Data lines:
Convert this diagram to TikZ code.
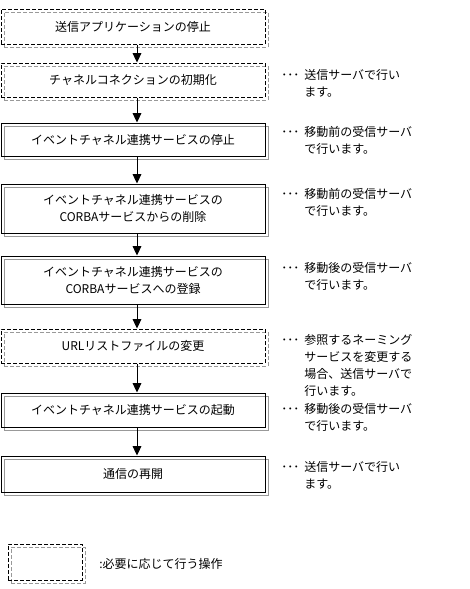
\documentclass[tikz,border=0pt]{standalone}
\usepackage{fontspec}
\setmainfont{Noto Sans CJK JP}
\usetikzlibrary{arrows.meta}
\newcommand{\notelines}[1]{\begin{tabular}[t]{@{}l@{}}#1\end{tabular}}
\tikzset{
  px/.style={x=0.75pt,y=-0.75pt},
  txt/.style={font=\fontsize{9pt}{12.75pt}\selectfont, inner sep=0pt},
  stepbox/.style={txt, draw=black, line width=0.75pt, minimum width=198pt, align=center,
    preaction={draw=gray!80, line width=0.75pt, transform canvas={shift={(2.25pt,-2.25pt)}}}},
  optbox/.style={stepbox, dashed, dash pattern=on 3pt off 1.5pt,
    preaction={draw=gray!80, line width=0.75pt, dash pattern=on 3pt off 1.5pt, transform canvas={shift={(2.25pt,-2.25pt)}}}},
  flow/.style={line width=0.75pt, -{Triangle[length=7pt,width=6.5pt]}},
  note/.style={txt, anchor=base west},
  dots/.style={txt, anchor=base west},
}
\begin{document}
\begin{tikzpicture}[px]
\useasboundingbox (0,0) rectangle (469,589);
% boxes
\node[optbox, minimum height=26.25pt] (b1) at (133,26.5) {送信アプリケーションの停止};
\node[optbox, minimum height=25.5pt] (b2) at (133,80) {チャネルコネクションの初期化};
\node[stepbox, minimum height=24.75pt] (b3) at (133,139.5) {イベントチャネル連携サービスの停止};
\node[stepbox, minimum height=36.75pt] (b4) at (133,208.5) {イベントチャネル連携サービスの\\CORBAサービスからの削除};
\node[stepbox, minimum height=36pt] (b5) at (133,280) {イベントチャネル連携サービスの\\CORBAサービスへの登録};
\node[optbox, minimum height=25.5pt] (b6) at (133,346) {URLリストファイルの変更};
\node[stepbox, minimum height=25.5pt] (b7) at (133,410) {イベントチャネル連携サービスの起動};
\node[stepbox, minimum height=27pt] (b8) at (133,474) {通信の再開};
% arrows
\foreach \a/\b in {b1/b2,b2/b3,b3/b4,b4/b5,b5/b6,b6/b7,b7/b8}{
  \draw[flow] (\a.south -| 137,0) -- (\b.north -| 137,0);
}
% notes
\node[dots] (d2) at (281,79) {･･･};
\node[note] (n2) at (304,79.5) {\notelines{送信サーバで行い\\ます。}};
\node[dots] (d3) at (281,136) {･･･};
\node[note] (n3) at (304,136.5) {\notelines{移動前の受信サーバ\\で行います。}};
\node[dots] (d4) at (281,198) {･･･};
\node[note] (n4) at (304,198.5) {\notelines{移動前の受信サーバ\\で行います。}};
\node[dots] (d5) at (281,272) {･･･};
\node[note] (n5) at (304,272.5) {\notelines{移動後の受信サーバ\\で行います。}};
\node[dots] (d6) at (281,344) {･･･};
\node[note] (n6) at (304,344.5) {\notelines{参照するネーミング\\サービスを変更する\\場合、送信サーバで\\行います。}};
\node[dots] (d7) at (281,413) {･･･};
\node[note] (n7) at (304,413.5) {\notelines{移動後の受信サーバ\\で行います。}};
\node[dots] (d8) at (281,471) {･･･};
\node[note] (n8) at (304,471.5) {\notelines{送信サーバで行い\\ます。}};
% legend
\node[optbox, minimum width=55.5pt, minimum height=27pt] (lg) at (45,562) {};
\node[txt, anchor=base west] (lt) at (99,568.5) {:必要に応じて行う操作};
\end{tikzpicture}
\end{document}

Your goal:
Quote the material word for word, dropping any images it holds.

Complete answer:
Convert this diagram to TikZ code.
\documentclass[tikz,border=0pt]{standalone}
\usepackage{fontspec}
\setmainfont{Noto Sans CJK JP}
\usetikzlibrary{arrows.meta}
\newcommand{\notelines}[1]{\begin{tabular}[t]{@{}l@{}}#1\end{tabular}}
\tikzset{
  px/.style={x=0.75pt,y=-0.75pt},
  txt/.style={font=\fontsize{9pt}{12.75pt}\selectfont, inner sep=0pt},
  stepbox/.style={txt, draw=black, line width=0.75pt, minimum width=198pt, align=center,
    preaction={draw=gray!80, line width=0.75pt, transform canvas={shift={(2.25pt,-2.25pt)}}}},
  optbox/.style={stepbox, dashed, dash pattern=on 3pt off 1.5pt,
    preaction={draw=gray!80, line width=0.75pt, dash pattern=on 3pt off 1.5pt, transform canvas={shift={(2.25pt,-2.25pt)}}}},
  flow/.style={line width=0.75pt, -{Triangle[length=7pt,width=6.5pt]}},
  note/.style={txt, anchor=base west},
  dots/.style={txt, anchor=base west},
}
\begin{document}
\begin{tikzpicture}[px]
\useasboundingbox (0,0) rectangle (469,589);
% boxes
\node[optbox, minimum height=26.25pt] (b1) at (133,26.5) {送信アプリケーションの停止};
\node[optbox, minimum height=25.5pt] (b2) at (133,80) {チャネルコネクションの初期化};
\node[stepbox, minimum height=24.75pt] (b3) at (133,139.5) {イベントチャネル連携サービスの停止};
\node[stepbox, minimum height=36.75pt] (b4) at (133,208.5) {イベントチャネル連携サービスの\\CORBAサービスからの削除};
\node[stepbox, minimum height=36pt] (b5) at (133,280) {イベントチャネル連携サービスの\\CORBAサービスへの登録};
\node[optbox, minimum height=25.5pt] (b6) at (133,346) {URLリストファイルの変更};
\node[stepbox, minimum height=25.5pt] (b7) at (133,410) {イベントチャネル連携サービスの起動};
\node[stepbox, minimum height=27pt] (b8) at (133,474) {通信の再開};
% arrows
\foreach \a/\b in {b1/b2,b2/b3,b3/b4,b4/b5,b5/b6,b6/b7,b7/b8}{
  \draw[flow] (\a.south -| 137,0) -- (\b.north -| 137,0);
}
% notes
\node[dots] (d2) at (281,79) {･･･};
\node[note] (n2) at (304,79.5) {\notelines{送信サーバで行い\\ます。}};
\node[dots] (d3) at (281,136) {･･･};
\node[note] (n3) at (304,136.5) {\notelines{移動前の受信サーバ\\で行います。}};
\node[dots] (d4) at (281,198) {･･･};
\node[note] (n4) at (304,198.5) {\notelines{移動前の受信サーバ\\で行います。}};
\node[dots] (d5) at (281,272) {･･･};
\node[note] (n5) at (304,272.5) {\notelines{移動後の受信サーバ\\で行います。}};
\node[dots] (d6) at (281,344) {･･･};
\node[note] (n6) at (304,344.5) {\notelines{参照するネーミング\\サービスを変更する\\場合、送信サーバで\\行います。}};
\node[dots] (d7) at (281,413) {･･･};
\node[note] (n7) at (304,413.5) {\notelines{移動後の受信サーバ\\で行います。}};
\node[dots] (d8) at (281,471) {･･･};
\node[note] (n8) at (304,471.5) {\notelines{送信サーバで行い\\ます。}};
% legend
\node[optbox, minimum width=55.5pt, minimum height=27pt] (lg) at (45,562) {};
\node[txt, anchor=base west] (lt) at (99,568.5) {:必要に応じて行う操作};
\end{tikzpicture}
\end{document}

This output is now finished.